El castillo - 7 puntos
(Argentina/Francia, 2023)
Duración: 78 minutos
Intérpretes: Justina Olivo y Alexia Caminos Olivo
Estreno en Sala Lugones y Cine Arte Cacodelphia.
La censista llega al imponente castillo ubicado a unos pocos kilómetros de la localidad bonaerense de Lobos, en las puertas de la zona más fértil de la Pampa húmeda, para entrevistar a quienes viven allí. Aunque no lo diga en voz alta, es evidente su sorpresa al saber que la mujer descendiente de pueblos originarios y de cuerpo curtido por décadas de trabajo doméstico que contesta sus preguntas es la única dueña de un predio de ni más ni menos que 64,3 hectáreas, como precisa ante la encuestadora. Llegó a tener un terreno que abarca hasta mucho más allá de lo que le permiten ver los binoculares que usa en la ventana de la cúpula luego de heredarlo de parte de su antigua empleadora, quien prefirió dejárselo a ella antes que a sus familiares directos. Solo le impuso una condición: nunca venderlo. Y en esas anda Justina Olivo, embarcada en la muy difícil misión de mantener su promesa de cuidar ese legado arquitectónico de doce habitaciones y seis baños que comparte con su hija Alexia.
Estrenada en la sección Panorama de la última Berlinale y con paso por los festivales de San Sebastián y Mar del Plata, entre otros eventos audiovisuales, el primer largo en soledad en la silla plegable de Martín Benchimol luego de haber codirigido junto a Pablo Aparo La gente del río (2012) y El espanto (2017) utiliza sin distinción las herramientas del documental y la ficción para mostrar el día a día de esas mujeres y del muy particular universo que habitan. ¿Dónde empieza lo real y dónde lo imaginado? ¿Qué porcentaje de los diálogos son auténticos y cuánto hay guionado? Como si fuera un mago avezado, Benchimol nunca transparenta la lógica del truco y abraza una ambigüedad que cada espectador deberá despejar a medida que el relato vaya adquiriendo la tonalidad de un melodrama gótico, incluyendo el protagonismo central de esos ambientes de paredes descascaradas y techos amarronados por la humedad.

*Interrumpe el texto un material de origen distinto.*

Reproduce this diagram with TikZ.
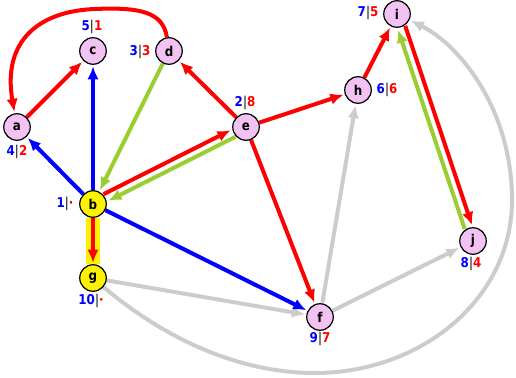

El universo de estas mujeres está hecho de soledades compartidas que sólo parecen confluir en el techo en común y en las tareas que Justina le ordena a Alexia y que ella hace de modo autómata, como si el castillo fuera una circunstancia transitoria en su vida, un medio y no un fin en sí mismo. Para Justina, en cambio, el mundo no va más allá de ese terreno, aun cuando las fotos sepia que cuelgan de las paredes sean de una familia que no es la de ella sino de la “señora”. Su lealtad permanece inalterable, al punto de preservar sus secretos amorosos como si estuviera viva.
Son, pues, dos maneras espejadas de relacionarse con el pasado y con el lugar, de apropiarse (o no) de ese espacio para convertirlo en un hogar. No por nada Alexia, fierrera de pura cepa, pase sus días sentada en un simulador de carreras –cuando no maneja una camioneta en un circuito creado por ella dentro del predio– mientras planea mudarse a la Ciudad para trabajar en el taller mecánico de un amigo y prepararse para ser piloto de Fórmula 4, algo para Justina inviable porque, como diría Milei, “no hay plata”. Y es verdad: ya no saben qué objeto vender para conseguir algo de dinero.
El castillo muestra un mundo dentro de otro mundo. El exterior llega solo a través de videollamadas del novio de Justina –que no está muy interesado en verla y rechaza cada invitación para verse– o de las visitas de familiares de la ex dueña que van cada tanto a usufructuar las instalaciones y tratan a Justina como la empleada que supo ser. Ella, lejos de comportarse como una terrateniente, mantiene los usos y costumbres de antaño, ilustrando así una serie de tensiones de clase que corren subrepticiamente por las venas de este retrato familiar.